Can I speculate on puts and protect with calls?

Buying puts is speculating (bearish direction, leveraged downside). Selling calls is protecting (capping upside, collecting premium to fund puts). These are components of more complex strategies, but the foundational pairing is: long stock + long put = protected. Long capital + long call = speculative.

How do I know if I'm over-protecting?

If your protective puts cost more than 2% of portfolio annually, you're over-protecting. You're paying too much insurance relative to the risk. Either use cheaper strategies (put spreads instead of naked puts, collars instead of protective puts) or accept some downside risk.

Should I protect before earnings?

Yes. Earnings uncertainty spikes implied volatility, making puts expensive, but that's exactly when you want protection. The cost reflects the true risk. After earnings (when IV collapses), protection is cheaper but less useful because the event has passed. Buy puts before catalysts, sell puts after.

Can speculation and protection happen in the same position?

Yes. A bull call spread (long call + short call) is speculative but with capped upside (protected against unlimited loss via short call). A collar (long stock + long put + short call) is protective (long put) but with capped upside (short call). The lines blur in multi-leg strategies.

What's the biggest mistake new options traders make?

Thinking speculation is guaranteed to work. Traders see a 500% return story, chase it, lose repeatedly, and blame the market instead of accepting that 60–70% of speculative trades will lose. The other mistake: abandoning protection after a non-claim, then being unprotected during a real crash.

Summary

Options function as either speculation tools (leveraged directional bets) or protection tools (insurance against downside). Speculators buy cheap out-of-the-money calls or puts, accepting low win rates for outsized returns. Protectors buy at-the-money or in-the-money puts, accepting high costs for downside certainty.
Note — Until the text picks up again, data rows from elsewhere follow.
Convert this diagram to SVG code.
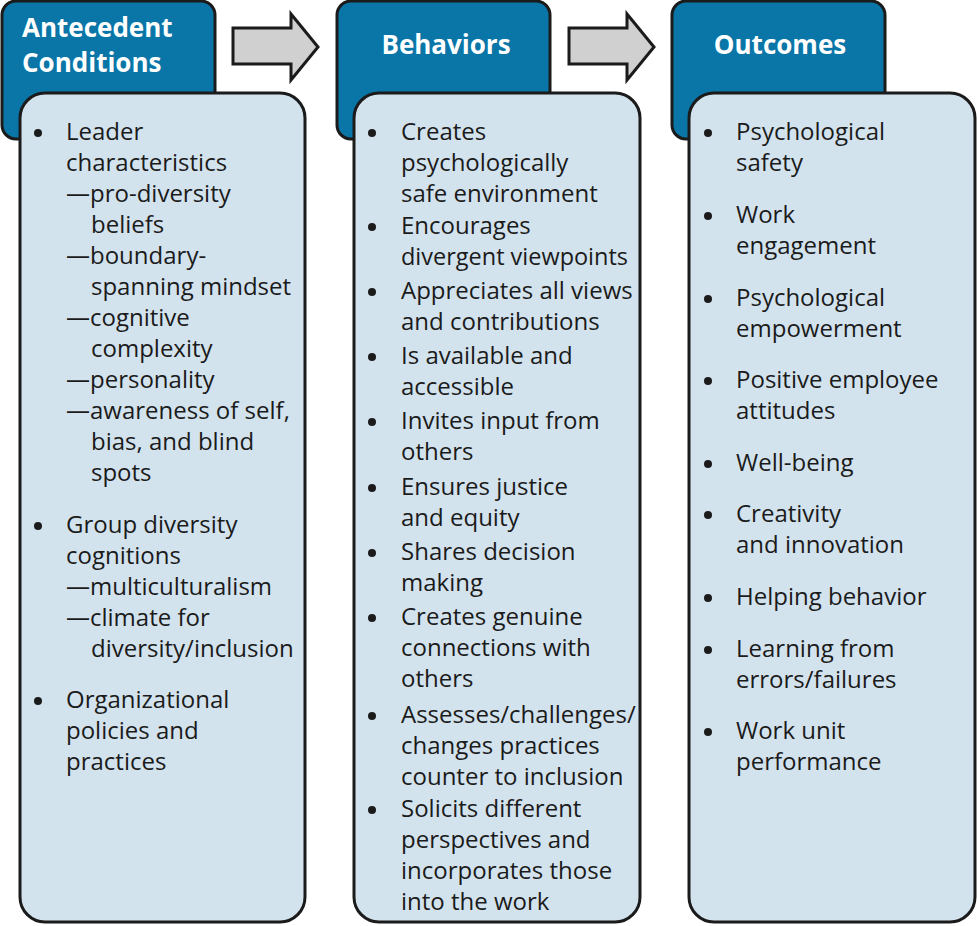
<svg xmlns="http://www.w3.org/2000/svg" width="977" height="926" viewBox="0 0 977 926">
<style>
.hd{fill:#0a76a8;stroke:#1b1b1b;stroke-width:3}
.bd{fill:#d3e3ee;stroke:#1b1b1b;stroke-width:3}
.ar{fill:#d0d0d0;stroke:#1b1b1b;stroke-width:3;stroke-linejoin:miter}
.ht{font-family:"Open Sans","Noto Sans",sans-serif;font-weight:bold;font-size:26px;fill:#fff}
.t{font-family:"Open Sans","Noto Sans",sans-serif;font-size:24px;fill:#1b1b1b}
.b{fill:#1b1b1b}
</style>
<g id="connectors">
<polygon class="ar" points="233,28 291,28 291,14 318,47 291,80 291,64 233,64"/>
<polygon class="ar" points="569,28 627,28 627,14 654,47 627,80 627,64 569,64"/>
</g>
<g id="antecedent">
<rect class="hd" x="2" y="1" width="213" height="138" rx="14"/>
<text class="ht" x="22" y="37">Antecedent</text>
<text class="ht" x="22" y="72">Conditions</text>
<rect class="bd" x="20" y="93" width="285" height="829" rx="25"/>
<g class="t">
<circle class="b" cx="38" cy="133" r="4"/><circle class="b" cx="38" cy="526" r="4"/><circle class="b" cx="38" cy="701" r="4"/>
<text x="66" y="140">Leader</text>
<text x="66" y="171">characteristics</text>
<text x="66" y="202">—pro-diversity</text>
<text x="91" y="233">beliefs</text>
<text x="66" y="264">—boundary-</text>
<text x="91" y="295">spanning mindset</text>
<text x="66" y="326">—cognitive</text>
<text x="91" y="357">complexity</text>
<text x="66" y="388">—personality</text>
<text x="66" y="419">—awareness of self,</text>
<text x="91" y="450">bias, and blind</text>
<text x="91" y="481">spots</text>
<text x="66" y="533">Group diversity</text>
<text x="66" y="564">cognitions</text>
<text x="66" y="595">—multiculturalism</text>
<text x="66" y="626">—climate for</text>
<text x="91" y="657">diversity/inclusion</text>
<text x="66" y="708">Organizational</text>
<text x="66" y="739">policies and</text>
<text x="66" y="770">practices</text>
</g>
</g>
<g id="behaviors">
<rect class="hd" x="337" y="1" width="213" height="138" rx="14"/>
<text class="ht" x="446" y="54" text-anchor="middle">Behaviors</text>
<rect class="bd" x="354" y="93" width="286" height="829" rx="25"/>
<g class="t">
<circle class="b" cx="372" cy="133" r="4"/><circle class="b" cx="372" cy="227" r="4"/><circle class="b" cx="372" cy="292" r="4"/><circle class="b" cx="372" cy="357" r="4"/><circle class="b" cx="372" cy="422" r="4"/><circle class="b" cx="372" cy="488" r="4"/><circle class="b" cx="372" cy="553" r="4"/><circle class="b" cx="372" cy="618" r="4"/><circle class="b" cx="372" cy="716" r="4"/><circle class="b" cx="372" cy="810" r="4"/>
<text x="401" y="140">Creates</text>
<text x="401" y="171">psychologically</text>
<text x="401" y="202">safe environment</text>
<text x="401" y="234">Encourages</text>
<text x="401" y="265" textLength="227" lengthAdjust="spacingAndGlyphs">divergent viewpoints</text>
<text x="401" y="299">Appreciates all views</text>
<text x="401" y="330">and contributions</text>
<text x="401" y="364">Is available and</text>
<text x="401" y="395">accessible</text>
<text x="401" y="429">Invites input from</text>
<text x="401" y="460">others</text>
<text x="401" y="495">Ensures justice</text>
<text x="401" y="526">and equity</text>
<text x="401" y="560">Shares decision</text>
<text x="401" y="591">making</text>
<text x="401" y="625">Creates genuine</text>
<text x="401" y="656">connections with</text>
<text x="401" y="687">others</text>
<text x="401" y="723">Assesses/challenges/</text>
<text x="401" y="754">changes practices</text>
<text x="401" y="785">counter to inclusion</text>
<text x="401" y="817">Solicits different</text>
<text x="401" y="848">perspectives and</text>
<text x="401" y="879">incorporates those</text>
<text x="401" y="910">into the work</text>
</g>
</g>
<g id="outcomes">
<rect class="hd" x="672" y="1" width="213" height="138" rx="14"/>
<text class="ht" x="780" y="54" text-anchor="middle">Outcomes</text>
<rect class="bd" x="689" y="93" width="286" height="829" rx="25"/>
<g class="t">
<circle class="b" cx="708" cy="133" r="4"/><circle class="b" cx="708" cy="216" r="4"/><circle class="b" cx="708" cy="299" r="4"/><circle class="b" cx="708" cy="381" r="4"/><circle class="b" cx="708" cy="464" r="4"/><circle class="b" cx="708" cy="515" r="4"/><circle class="b" cx="708" cy="598" r="4"/><circle class="b" cx="708" cy="650" r="4"/><circle class="b" cx="708" cy="732" r="4"/>
<text x="736" y="140">Psychological</text>
<text x="736" y="171">safety</text>
<text x="736" y="223">Work</text>
<text x="736" y="254">engagement</text>
<text x="736" y="306">Psychological</text>
<text x="736" y="337">empowerment</text>
<text x="736" y="388">Positive employee</text>
<text x="736" y="419">attitudes</text>
<text x="736" y="471">Well-being</text>
<text x="736" y="522">Creativity</text>
<text x="736" y="553">and innovation</text>
<text x="736" y="605">Helping behavior</text>
<text x="736" y="657">Learning from</text>
<text x="736" y="688">errors/failures</text>
<text x="736" y="739">Work unit</text>
<text x="736" y="770">performance</text>
</g>
</g>
</svg>
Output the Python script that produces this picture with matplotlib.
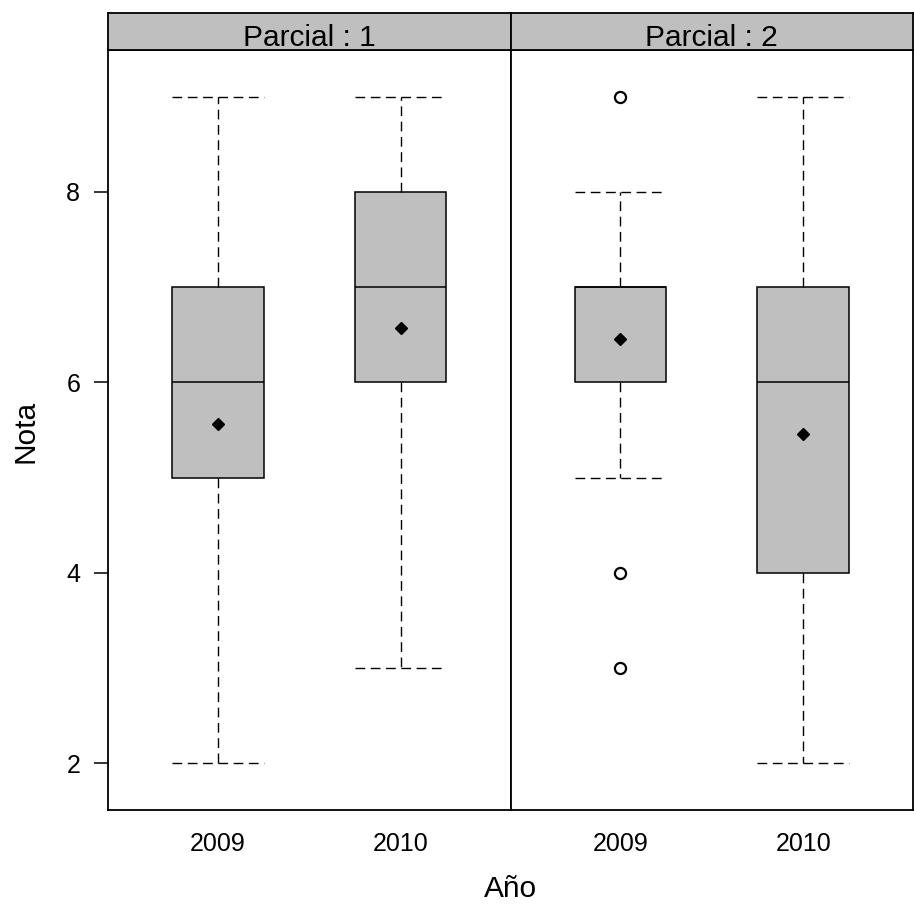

Professional portfolios combine both: core holdings are protected with puts (1–2% annual cost for certainty), while allocated capital (20–30% of portfolio) is deployed speculatively (targeting 50%+ returns for compounding). Understanding which role you're playing—speculation or protection—determines entry timing, position sizing, exit strategy, and expected return. Most retail traders fail because they try to do both simultaneously without separating capital, leading to over-sized speculation disguised as protection.